§ TASK BRIEF:
Print the lines from the one that contains "Clone this chart" to the one that contains "import * as", inclusive, exactly as they appear, and please drop any pictures.

§ Plotting code records:

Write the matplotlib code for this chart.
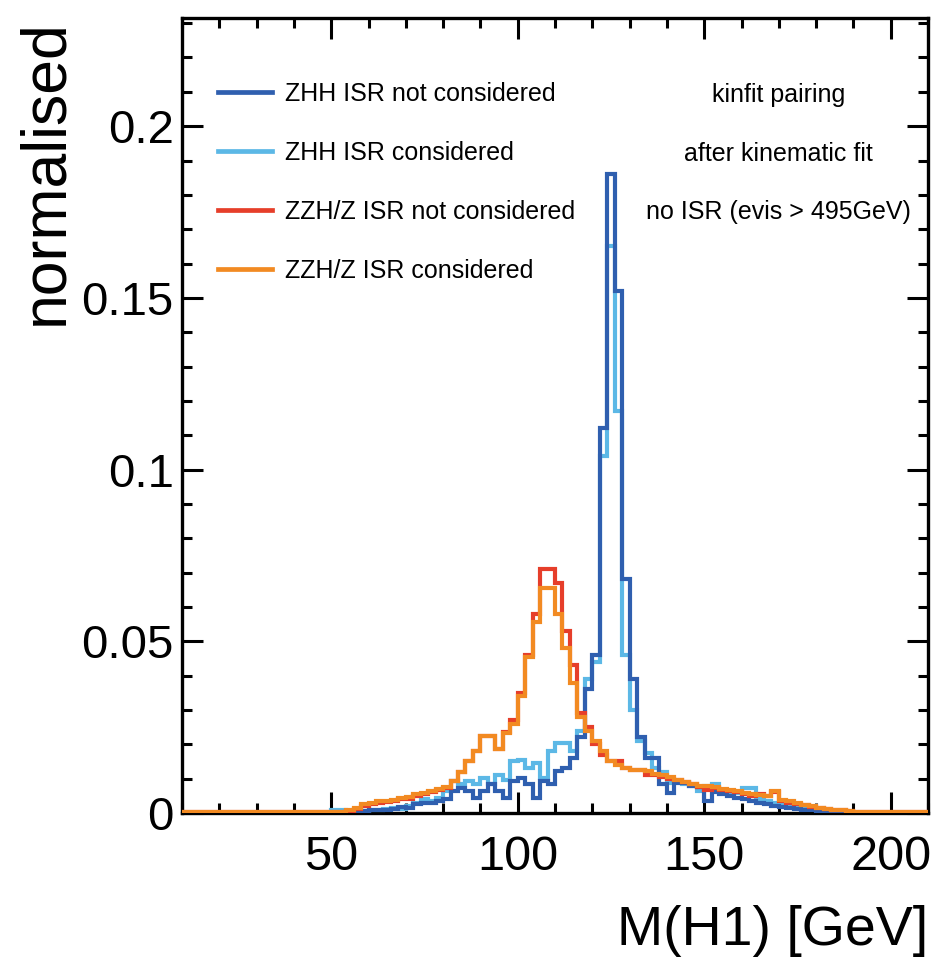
import numpy as np
import matplotlib
matplotlib.use("Agg")
import matplotlib.pyplot as plt
from matplotlib.ticker import MultipleLocator, FixedLocator, FixedFormatter

# ---------------- data ----------------
bin_edges = np.arange(10, 212, 2)  # 2 GeV bins from 10 to 210

# each row = 10 bins (20 GeV), rows start at 10, 30, 50, ... 190
zhh_not = [
    0, 0, 0, 0, 0, 0, 0, 0, 0, 0,                                                   # 10-30
    0, 0, 0, 0, 0, 0, 0, 0, 0, 0,                                                   # 30-50
    0, 0, 0, 0, 0.0006, 0.0008, 0.001, 0.0008, 0.0012, 0.0018,                      # 50-70
    0.0015, 0.0025, 0.003, 0.0028, 0.0035, 0.004, 0.0064, 0.0073, 0.0064, 0.0044,   # 70-90
    0.0064, 0.0084, 0.0064, 0.0044, 0.0093, 0.0102, 0.0084, 0.0044, 0.0093, 0.0084, # 90-110
    0.0122, 0.013, 0.016, 0.022, 0.036, 0.046, 0.112, 0.186, 0.152, 0.068,          # 110-130
    0.039, 0.022, 0.016, 0.016, 0.0084, 0.0058, 0.0087, 0.0087, 0.0079, 0.0075,     # 130-150
    0.0035, 0.006, 0.0055, 0.005, 0.0045, 0.004, 0.0035, 0.003, 0.0025, 0.002,      # 150-170
    0.0018, 0.0015, 0.0012, 0.001, 0.0008, 0.0006, 0.0004, 0.0003, 0.0002, 0,       # 170-190
    0, 0, 0, 0, 0, 0, 0, 0, 0, 0,                                                   # 190-210
]

zhh_isr = [
    0, 0, 0, 0, 0, 0, 0, 0, 0, 0,                                                   # 10-30
    0, 0, 0, 0, 0, 0, 0, 0, 0, 0,                                                   # 30-50
    0.0008, 0.0008, 0.0004, 0.0003, 0.0006, 0.001, 0.0008, 0.0012, 0.0015, 0.0012,  # 50-70
    0.002, 0.0028, 0.004, 0.0035, 0.0045, 0.0064, 0.0093, 0.0084, 0.0093, 0.0084,   # 70-90
    0.0102, 0.0084, 0.0112, 0.0095, 0.015, 0.0155, 0.013, 0.0145, 0.0102, 0.018,    # 90-110
    0.0204, 0.0204, 0.018, 0.024, 0.039, 0.044, 0.104, 0.165, 0.117, 0.046,         # 110-130
    0.030, 0.021, 0.0175, 0.013, 0.012, 0.0088, 0.009, 0.0085, 0.0078, 0.0065,      # 130-150
    0.0078, 0.0085, 0.006, 0.006, 0.0058, 0.0072, 0.0072, 0.004, 0.0035, 0.003,     # 150-170
    0.0025, 0.002, 0.0018, 0.0015, 0.0012, 0.001, 0.0008, 0.0006, 0.0004, 0.0002,   # 170-190
    0, 0, 0, 0, 0, 0, 0, 0, 0, 0,                                                   # 190-210
]

zzh_not = [
    0.0004, 0.0004, 0.0004, 0.0004, 0.0004, 0.0004, 0.0004, 0.0004, 0.0004, 0.0004, # 10-30
    0.0004, 0.0004, 0.0004, 0.0004, 0.0004, 0.0004, 0.0004, 0.0004, 0.0004, 0.0004, # 30-50
    0.0004, 0.0004, 0.0006, 0.0012, 0.002, 0.0025, 0.003, 0.0032, 0.0035, 0.004,    # 50-70
    0.0042, 0.005, 0.0055, 0.006, 0.0068, 0.0074, 0.0093, 0.012, 0.015, 0.018,      # 70-90
    0.0224, 0.0224, 0.0185, 0.0235, 0.027, 0.035, 0.046, 0.058, 0.071, 0.071,       # 90-110
    0.067, 0.053, 0.043, 0.029, 0.025, 0.020, 0.017, 0.015, 0.015, 0.013,           # 110-130
    0.0125, 0.0125, 0.011, 0.011, 0.0105, 0.010, 0.0095, 0.009, 0.0085, 0.0075,     # 130-150
    0.0068, 0.0072, 0.0068, 0.0065, 0.006, 0.0055, 0.005, 0.0055, 0.005, 0.0062,    # 150-170
    0.0035, 0.003, 0.0026, 0.0022, 0.0018, 0.0015, 0.0012, 0.001, 0.0008, 0.0006,   # 170-190
    0.0004, 0.0004, 0.0004, 0.0004, 0.0004, 0.0004, 0.0004, 0.0004, 0.0004, 0.0004, # 190-210
]

zzh_isr = [
    0.0004, 0.0004, 0.0004, 0.0004, 0.0004, 0.0004, 0.0004, 0.0004, 0.0004, 0.0004, # 10-30
    0.0004, 0.0004, 0.0004, 0.0004, 0.0004, 0.0004, 0.0004, 0.0004, 0.0004, 0.0004, # 30-50
    0.0004, 0.0004, 0.0008, 0.0015, 0.0025, 0.003, 0.0035, 0.0035, 0.0038, 0.0044,  # 50-70
    0.0046, 0.0055, 0.0058, 0.0065, 0.007, 0.0076, 0.0093, 0.0118, 0.015, 0.018,    # 70-90
    0.0224, 0.0224, 0.0187, 0.0234, 0.026, 0.034, 0.0453, 0.0555, 0.0656, 0.0656,   # 90-110
    0.058, 0.048, 0.038, 0.028, 0.024, 0.021, 0.018, 0.015, 0.014, 0.013,           # 110-130
    0.0125, 0.0125, 0.0122, 0.0115, 0.011, 0.0105, 0.0095, 0.009, 0.0085, 0.008,    # 130-150
    0.0078, 0.0075, 0.007, 0.0068, 0.0063, 0.0058, 0.0055, 0.0052, 0.005, 0.0064,   # 150-170
    0.0038, 0.0035, 0.0028, 0.0024, 0.002, 0.0016, 0.0012, 0.001, 0.0008, 0.0006,   # 170-190
    0.0004, 0.0004, 0.0004, 0.0004, 0.0004, 0.0004, 0.0004, 0.0004, 0.0004, 0.0004, # 190-210
]

labels = ["ZHH ISR not considered", "ZHH ISR considered",
          "ZZH/Z ISR not considered", "ZZH/Z ISR considered"]
colors = ["#2f5faf", "#5cb8e6", "#e63e2a", "#f28a22"]

info_lines = ["kinfit pairing", "after kinematic fit", "no ISR (evis > 495GeV)"]

x_major = [50, 100, 150, 200]
y_major = [0, 0.05, 0.1, 0.15, 0.2]
y_major_labels = ["0", "0.05", "0.1", "0.15", "0.2"]

# ---------------- plot ----------------
plt.rcParams['font.family'] = ['Liberation Sans', 'DejaVu Sans']

W, H = 933, 966
fig = plt.figure(figsize=(W/100, H/100), dpi=100)
ax = fig.add_axes([182/W, 1-813/H, (928-182)/W, (813-18)/H])

series = [zhh_not, zhh_isr, zzh_not, zzh_isr]
order = [1, 0, 2, 3]
for n, i in enumerate(order):
    ax.stairs(np.array(series[i]), bin_edges, color=colors[i], lw=3.0,
              label=labels[i], zorder=3 + n * 0.1)

ax.set_xlim(10, 210)
ax.set_ylim(0, 0.2315)

ax.xaxis.set_major_locator(FixedLocator(x_major))
ax.xaxis.set_minor_locator(MultipleLocator(10))
ax.yaxis.set_major_locator(FixedLocator(y_major))
ax.yaxis.set_major_formatter(FixedFormatter(y_major_labels))
ax.yaxis.set_minor_locator(MultipleLocator(0.01))

ax.tick_params(which='both', direction='in', top=True, right=True, width=2.2, color='black')
ax.tick_params(which='major', length=15)
ax.tick_params(which='minor', length=7.5)
ax.tick_params(axis='x', which='major', labelsize=35, pad=16)
ax.tick_params(axis='y', which='major', labelsize=34, pad=6)
for sp in ax.spines.values():
    sp.set_linewidth(2.4)
    sp.set_zorder(2.5)

ax.set_xlabel("M(H1) [GeV]", fontsize=40, ha='right', va='top')
ax.xaxis.set_label_coords(1.0, -0.116)
ax.set_ylabel("normalised", fontsize=45, ha='right', va='bottom')
ax.yaxis.set_label_coords(-0.143, 0.998)

leg_handles = [plt.Line2D([], [], color=c, lw=3.4) for c in colors]
ax.legend(leg_handles, labels, loc='upper left', bbox_to_anchor=(0.048, 0.9195),
          frameon=False, fontsize=18, handlelength=2.16, handletextpad=0.52,
          labelspacing=1.4, borderaxespad=0, borderpad=0)

for k, t in enumerate(info_lines):
    ax.text(0.80, 0.903 - k * 0.0735, t, transform=ax.transAxes, ha='center',
            va='center', fontsize=18)

fig.savefig("out.png", dpi=100)
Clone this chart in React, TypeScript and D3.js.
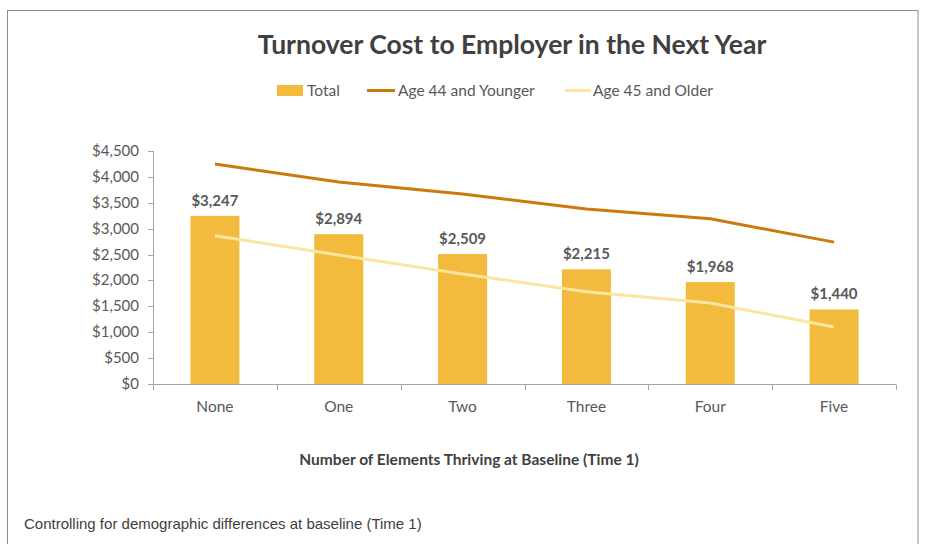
import React from "react";
import * as d3 from "d3";

const categories = ["None", "One", "Two", "Three", "Four", "Five"];
const totalValues = [3247, 2894, 2509, 2215, 1968, 1440];
const youngerValues = [4250, 3900, 3670, 3380, 3190, 2740];
const olderValues = [2865, 2490, 2125, 1780, 1565, 1100];
const yTicks = [0, 500, 1000, 1500, 2000, 2500, 3000, 3500, 4000, 4500];

const FONT = "Lato, 'Open Sans', sans-serif";
const BAR = "#F2BB3D";
const DARK = "#CC7A0E";
const LIGHT = "#FCE59F";
const TEXT = "#595959";
const AXIS = "#A6A6A6";

export default function App() {
  const W = 925, H = 544;
  const x = d3.scaleBand<string>().domain(categories).range([153, 896]).paddingInner(0).paddingOuter(0);
  const y = d3.scaleLinear().domain([0, 4500]).range([384, 151]);
  const bw = 49;
  const cx = (c: string) => (x(c) as number) + x.bandwidth() / 2;
  const fmt = (v: number) => "$" + d3.format(",")(v);
  const line = d3.line<number>().x((_, i) => cx(categories[i])).y((d) => y(d));

  return (
    <svg width={W} height={H} style={{ position: "absolute", left: 0, top: 0 }}>
      <rect x={0} y={0} width={W} height={H} fill="#fff" />
      <rect x={7.5} y={10.5} width={910.5} height={560} fill="#fff" stroke="#8c8c8c" strokeWidth={1} />
      <text x={512} y={54} textAnchor="middle" fontFamily={FONT} fontWeight={700} fontSize={26.5} fill="#404040">
        Turnover Cost to Employer in the Next Year
      </text>
      {/* legend */}
      <rect x={277} y={85} width={26} height={11} fill={BAR} />
      <text x={307} y={96} fontFamily={FONT} fontSize={15.5} fill={TEXT}>Total</text>
      <line x1={367} x2={395} y1={90.5} y2={90.5} stroke={DARK} strokeWidth={3} />
      <text x={398} y={96} fontFamily={FONT} fontSize={15.5} fill={TEXT}>Age 44 and Younger</text>
      <line x1={565} x2={591} y1={90.5} y2={90.5} stroke={LIGHT} strokeWidth={3} />
      <text x={593} y={96} fontFamily={FONT} fontSize={15.5} fill={TEXT}>Age 45 and Older</text>

      {/* y axis */}
      <line x1={153.5} x2={153.5} y1={y(4500)} y2={y(0)} stroke={AXIS} />
      {yTicks.map((t) => (
        <g key={t}>
          <line x1={148} x2={153.5} y1={Math.round(y(t)) + 0.5} y2={Math.round(y(t)) + 0.5} stroke={AXIS} />
          <text x={139} y={y(t) + 5} textAnchor="end" fontFamily={FONT} fontSize={15} fill={TEXT}>
            {fmt(t)}
          </text>
        </g>
      ))}
      {/* bars */}
      {categories.map((c, i) => (
        <rect key={c} x={cx(c) - bw / 2} y={y(totalValues[i])} width={bw} height={y(0) - y(totalValues[i])} fill={BAR} />
      ))}
      {/* x axis */}
      <line x1={153} x2={896} y1={384.5} y2={384.5} stroke={AXIS} />
      {[...categories.map((c) => x(c) as number), 896].map((t, i) => (
        <line key={i} x1={Math.round(t) + 0.5} x2={Math.round(t) + 0.5} y1={384.5} y2={390} stroke={AXIS} />
      ))}
      {categories.map((c) => (
        <text key={c} x={cx(c)} y={412} textAnchor="middle" fontFamily={FONT} fontSize={15.5} fill={TEXT}>
          {c}
        </text>
      ))}
      {/* lines */}
      <path d={line(youngerValues) || ""} fill="none" stroke={DARK} strokeWidth={3} />
      <path d={line(olderValues) || ""} fill="none" stroke={LIGHT} strokeWidth={3} />
      {/* data labels */}
      {categories.map((c, i) => (
        <text key={c} x={cx(c)} y={y(totalValues[i]) - 10} textAnchor="middle" fontFamily={FONT} fontWeight={700} fontSize={15} fill={TEXT}>
          {fmt(totalValues[i])}
        </text>
      ))}
      <text x={469} y={465} textAnchor="middle" fontFamily={FONT} fontWeight={700} fontSize={15.5} fill="#404040">
        Number of Elements Thriving at Baseline (Time 1)
      </text>
      <text x={24} y={529} fontFamily="'Liberation Sans', Arial, sans-serif" fontSize={15} fill="#404040">
        Controlling for demographic differences at baseline (Time 1)
      </text>
    </svg>
  );
}
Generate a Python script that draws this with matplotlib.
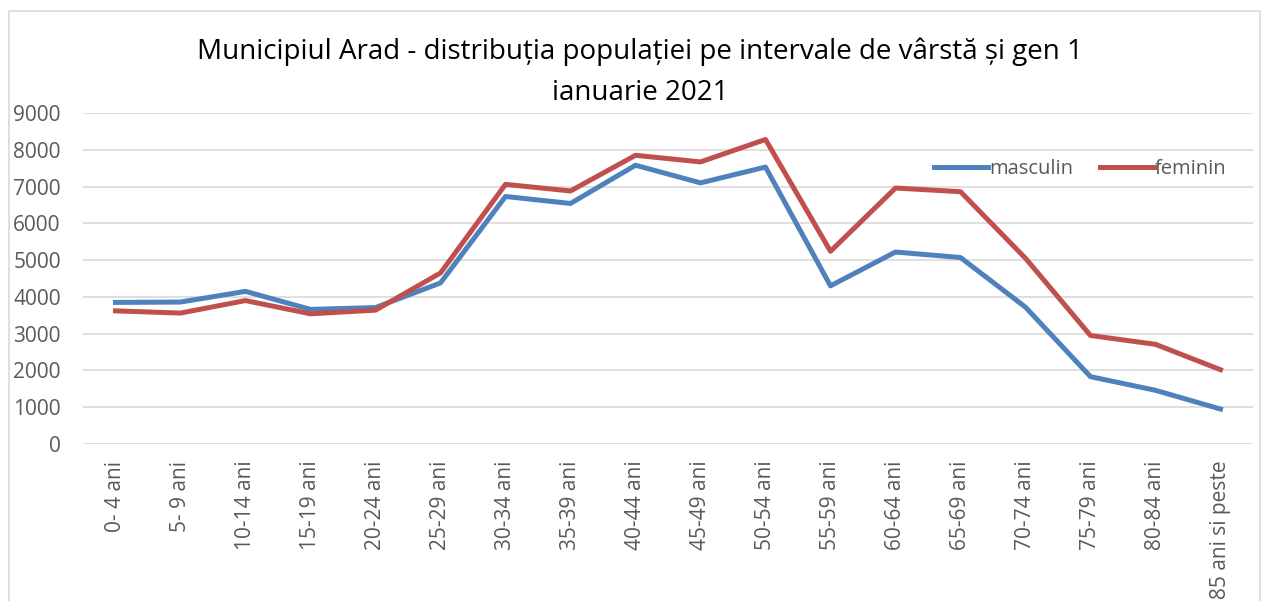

§ RESULT:
Clone this chart in React, TypeScript and D3.js.
import React from "react";
import * as d3 from "d3";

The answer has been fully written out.